Malitos los actores. Quisieron montar una tragedia (sembrar el caos, hacer invivible la república); pero exageraron a tal punto en gesticulación y voces engoladas, que resultaron inverosímiles y terminaron interpretando una ópera bufa. Para salvar el pellejo, en su vieja escalada contra la justicia precipitaron el fiscal Martínez y el senador Uribe la asonada del día contra ella. Ya la Corte Suprema preparaba reconvención al fiscal por conflictos de interés en el ejercicio del cargo, a cuyo amparo encubría la desmesurada corrupción de Odebrecht. Y reactivaba llamado a indagatoria a Uribe, por manipulación de testigos en un caso que involucra a paramilitares. Curtidos manipuladores de la opinión hasta transformar franjas enteras de ciudadanos en rebaño, aprovecharon el desconcierto de muchos ―crédulos impresionables al vibrato de la caverna y fanáticos que le hacen eco― para mutar en oportunidad política su derrota colosal con las objeciones a la JEP e invitar a la protesta callejera contra ella. Y pasar a mayores. Fantasearon con demolerlo todo con la contundencia de una acción sin retorno.

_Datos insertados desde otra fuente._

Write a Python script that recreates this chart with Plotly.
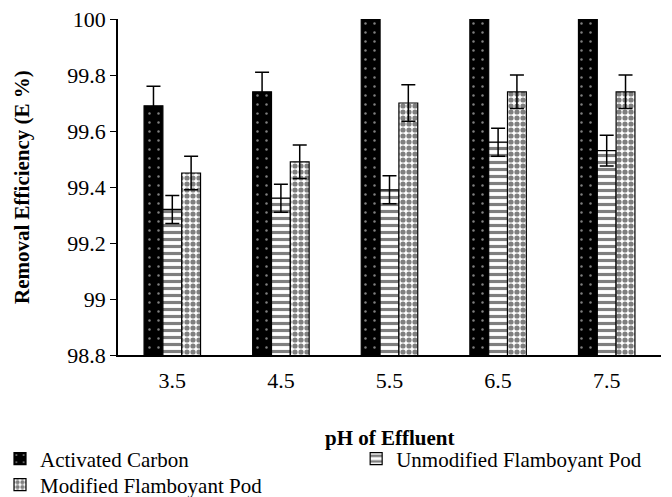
import plotly.graph_objects as go

categories = ["3.5", "4.5", "5.5", "6.5", "7.5"]
activated_carbon = [99.69, 99.74, 100.0, 100.0, 100.0]
activated_carbon_err = [0.07, 0.07, 0.07, 0.07, 0.07]
unmodified_pod = [99.32, 99.36, 99.39, 99.56, 99.53]
unmodified_pod_err = [0.05, 0.05, 0.05, 0.05, 0.055]
modified_pod = [99.45, 99.49, 99.70, 99.74, 99.74]
modified_pod_err = [0.06, 0.06, 0.065, 0.06, 0.06]

ff = "Liberation Serif"
fs = 21
fs_tick = 22

def err(a):
    return dict(type="data", array=a, visible=True, color="black", thickness=1.5, width=7)

fig = go.Figure()
fig.add_trace(go.Bar(
    name="Activated Carbon", x=categories, y=activated_carbon,
    error_y=err(activated_carbon_err), legend="legend",
    marker=dict(color="black", line=dict(color="black", width=1.2),
                pattern=dict(shape=".", fgcolor="white", bgcolor="black", size=9, solidity=0.06)),
))
fig.add_trace(go.Bar(
    name="Unmodified Flamboyant Pod", x=categories, y=unmodified_pod,
    error_y=err(unmodified_pod_err), legend="legend2",
    marker=dict(color="white", line=dict(color="black", width=1.2),
                pattern=dict(shape="-", fgcolor="black", bgcolor="white", size=7, solidity=0.45)),
))
fig.add_trace(go.Bar(
    name="Modified Flamboyant Pod", x=categories, y=modified_pod,
    error_y=err(modified_pod_err), legend="legend3",
    marker=dict(color="white", line=dict(color="black", width=1.2),
                pattern=dict(shape=".", fgcolor="black", bgcolor="white", size=6, solidity=0.6)),
))

leg_common = dict(xref="container", yref="container", xanchor="left", yanchor="middle",
                  font=dict(family=ff, size=fs), itemwidth=30, bgcolor="rgba(0,0,0,0)")

fig.update_layout(
    width=672, height=497,
    margin=dict(l=118, r=11, t=19, b=142, autoexpand=False),
    plot_bgcolor="white", paper_bgcolor="white",
    barmode="group", bargap=0.48, bargroupgap=0,
    font=dict(family=ff, size=fs, color="black"),
    xaxis=dict(
        showline=True, linecolor="black", linewidth=1.5,
        ticks="outside", ticklen=5, tickcolor="rgba(0,0,0,0)", showgrid=False,
        tickfont=dict(family=ff, size=fs_tick),
    ),
    yaxis=dict(
        range=[98.8, 100.0], dtick=0.2, tick0=98.8,
        showline=True, linecolor="black", linewidth=1.5,
        ticks="outside", ticklen=6, tickcolor="black", tickwidth=1,
        showgrid=False, zeroline=False,
        tickfont=dict(family=ff, size=fs_tick),
    ),
    legend=dict(x=0.0, y=(497 - 459) / 497, **leg_common),
    legend2=dict(x=0.53, y=(497 - 459) / 497, **leg_common),
    legend3=dict(x=0.0, y=(497 - 485) / 497, **leg_common),
    showlegend=True,
    annotations=[
        dict(text="<b>pH of Effluent</b>", xref="paper", yref="paper",
             x=0.5, y=(355 - 438) / 336, xanchor="center", yanchor="middle",
             showarrow=False, font=dict(family=ff, size=fs)),
        dict(text="<b>Removal Efficiency (E %)</b>", xref="paper", yref="paper",
             x=(22 - 118) / 543, y=0.5, xanchor="center", yanchor="middle",
             textangle=-90, showarrow=False, font=dict(family=ff, size=fs)),
    ],
)

fig.write_html("out.html")
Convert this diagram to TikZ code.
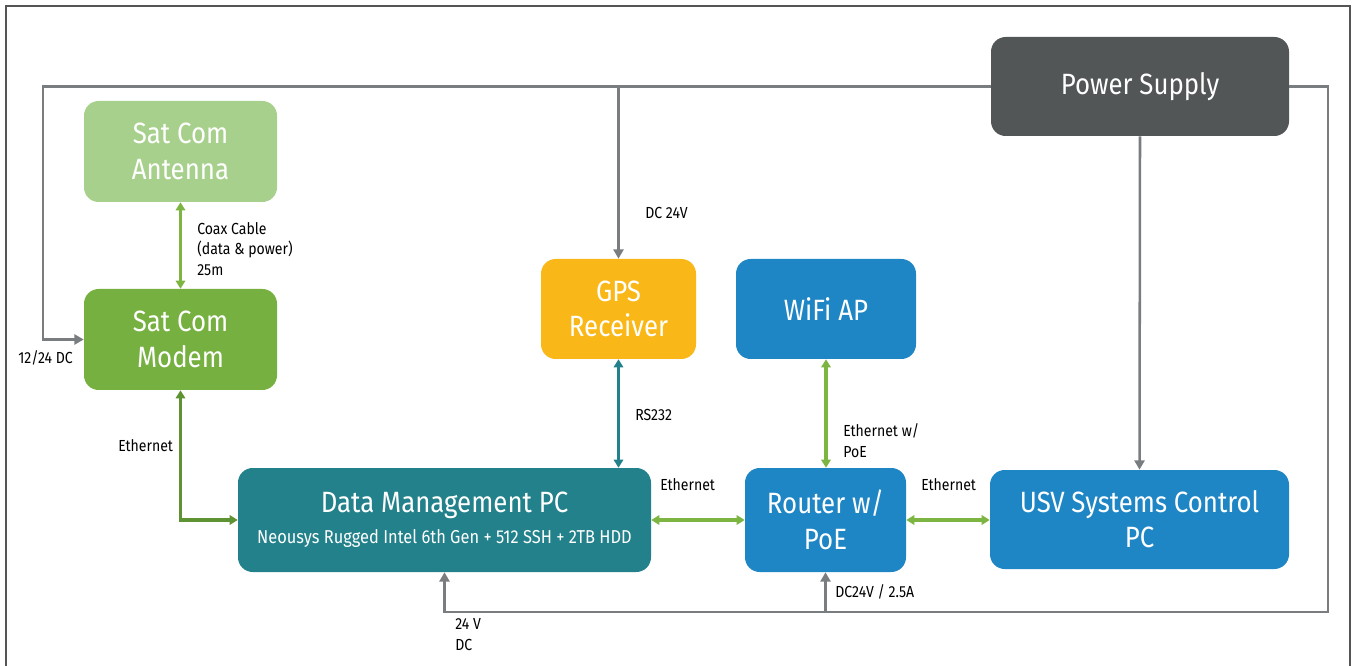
\documentclass[tikz,border=0pt]{standalone}
\usepackage{fontspec}
\setmainfont{Fira Sans}[FakeStretch=0.88]
\usetikzlibrary{arrows.meta}
\definecolor{antgreen}{HTML}{A8D08D}
\definecolor{modgreen}{HTML}{76B041}
\definecolor{psgray}{HTML}{535657}
\definecolor{gpsyel}{HTML}{F9B818}
\definecolor{boxblue}{HTML}{1F86C5}
\definecolor{dmteal}{HTML}{22818A}
\definecolor{linegreen}{HTML}{7DB543}
\definecolor{darkgreen}{HTML}{5E9334}
\definecolor{linegray}{HTML}{7A7D80}
\definecolor{framegray}{HTML}{555555}
\tikzset{
  box/.style={rounded corners=11pt, inner sep=0pt, align=center, text=white,
    font=\fontsize{22}{26.5}\selectfont},
  lbl/.style={anchor=west, inner sep=0pt, align=left, text=black,
    font=\fontsize{12}{15.6}\selectfont},
  tip/.style={-{Triangle[length=7pt,width=7.5pt]}},
  dtip/.style={{Triangle[length=6pt,width=7pt]}-{Triangle[length=6pt,width=7pt]}},
  pwr/.style={draw=linegray, line width=1.9pt},
  eth/.style={draw=linegreen, line width=2.8pt, dtip},
}
\begin{document}
\begin{tikzpicture}[x=0.75pt,y=-0.75pt]
\useasboundingbox (0,0) rectangle (1356,666);
\draw[framegray, line width=1.2pt] (6,667) -- (6,6) -- (1350,6) -- (1350,667);

% boxes
\node[box, fill=antgreen, minimum width=144.75pt, minimum height=75.75pt] (ant) at (180.5,151.5) {Sat Com\\Antenna};
\node[box, fill=modgreen, minimum width=144.75pt, minimum height=75.75pt] (mod) at (180.5,339.5) {Sat Com\\Modem};
\node[box, fill=psgray, minimum width=223.5pt, minimum height=74.25pt] (ps) at (1140,86.5) {Power Supply};
\node[box, fill=gpsyel, minimum width=116.25pt, minimum height=75pt] (gps) at (618.5,309) {GPS\\Receiver};
\node[box, fill=boxblue, minimum width=135pt, minimum height=75pt] (wifi) at (826,309) {WiFi AP};
\node[box, fill=dmteal, minimum width=309.75pt, minimum height=78pt] (dm) at (444.5,520)
  {Data Management PC\\[-3pt]{\fontsize{14}{15}\selectfont Neousys Rugged Intel 6th Gen + 512 SSH + 2TB HDD}};
\node[box, fill=boxblue, minimum width=120.75pt, minimum height=78pt] (rt) at (825.5,520) {Router w/\\PoE};
\node[box, fill=boxblue, minimum width=224.25pt, minimum height=74.25pt] (usv) at (1139.5,519.5) {USV Systems Control\\PC};

% power coordinates
\coordinate (pl) at (43,86.5);
\coordinate (pr) at (1328,86.5);
\coordinate (pb) at (1328,612);

% power lines
\draw[pwr, tip] (ps.west) -- (pl) |- (mod.west);
\draw[pwr, tip] (gps.north |- ps.west) -- (gps.north);
\draw[pwr, tip] (ps.south) -- (usv.north);
\draw[pwr, tip] (ps.east) -- (pr) -- (pb) -| (dm.south);
\draw[pwr, tip] (rt.south |- pb) -- (rt.south);

% data lines
\draw[eth] (ant.south) -- (mod.north);
\draw[draw=darkgreen, line width=2.8pt, dtip] (mod.south) |- (dm.west);
\draw[draw=dmteal, line width=2.8pt, dtip] (gps.south) -- (gps.south |- dm.north);
\draw[eth] (wifi.south) -- (wifi.south |- rt.north);
\draw[eth] (dm.east) -- (rt.west);
\draw[eth] (rt.east) -- (rt.east -| usv.west);

% labels
\node[lbl] (l1) at (18,358) {12/24 DC};
\node[lbl] (l2) at (197,249) {Coax Cable\\(data \& power)\\25m};
\node[lbl] (l3) at (118,446) {Ethernet};
\node[lbl] (l4) at (645,213) {DC 24V};
\node[lbl] (l5) at (635,415) {RS232};
\node[lbl] (l6) at (843,440.5) {Ethernet w/\\PoE};
\node[lbl] (l7) at (660,485) {Ethernet};
\node[lbl] (l8) at (921,485) {Ethernet};
\node[lbl] (l9) at (835,592) {DC24V / 2.5A};
\node[lbl] (l10) at (455,634.5) {24 V\\DC};
\end{tikzpicture}
\end{document}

Según ellos, el auto que libraba de extradición a Santrich desafiaba el orden jurídico y obedecía a un pacto de cogobierno con el narcotráfico. En nombre del Estado de derecho y de la paz, un reducto de exaltados propuso decretar estado de conmoción interior y convocar constituyente. El primero, para extraditar a Santrich acaso sin pruebas, provocar así el regreso de los desmovilizados a la guerra y ensayar los excesos que la conmoción permite en manos de algún perdonavidas desesperado y vengativo. La segunda, para rediseñar un Estado que quepa en el bolsillo de la derecha.
Ni marchó la galería en las calles, ni vivieron más de un suspiro las iniciativas de conmoción y constituyente. Pero Martínez se dio el lujo de inducir, por omisión de pruebas, la decisión de la JEP, que se pronunciaba en estricto derecho. Él y los gringos se las negaron una y otra vez. Mas, no bien se conoció aquel auto, aparecieron las esquivas pruebas. A dos minutos de su libertad, recapturó la Fiscalía al sindicado para juzgarlo, como bien lo proponía la propia JEP. Mas ya Martínez había llevado la justicia transicional a la picota pública y ahora se coronaba con laureles de justiciero insobornable. Ni el Presidente ni el partido de Gobierno le preguntaron por su oscura relación con la firma más corrupta del continente.
No podían. El flamante embajador de Estados Unidos acababa de inmortalizar a Martínez con el calificativo de “patriota”. Al estruendoso silencio con que este Gobierno bendijo la humillante violación de la soberanía nacional en cabeza de nuestras Cortes le seguirá la marcha ―hace nueve meses emprendida― de colonizados en pos del amo. José Obdulio Gaviria, ideólogo del ala extremista del Centro Democrático, abrió en febrero de par en par este camino cuando escribió con pasión de converso: “bien valdría la pena que Secretaría de Estado piense seriamente en aplicar sanciones a los magistrados JEP saboteadores/cómplices”.
Le salieron al público con una bufonada y éste va desalojando desencantado la sala. Ya lo habían dicho voceros de los Partidos liberal, la U y Cambio Radical: “el caos que algunos pregonan no existe. Las soluciones están previstas en nuestra Carta Política”. Y Álvaro García, presidente de la Corte Suprema remachó con broche de oro: rechazó “el sistemático ataque a la integridad del poder judicial […] Las Cortes representan la guarda de la integridad y supremacía de la Constitución. Cualquier interferencia, acto injusto, persecución o interceptación ilegal contra sus magistrados es también una agresión contra la independencia judicial”. Controle la ultraderecha su compulsión subversiva contra el Estado de derecho. Mejor le va si se aviene a la democracia y a la paz.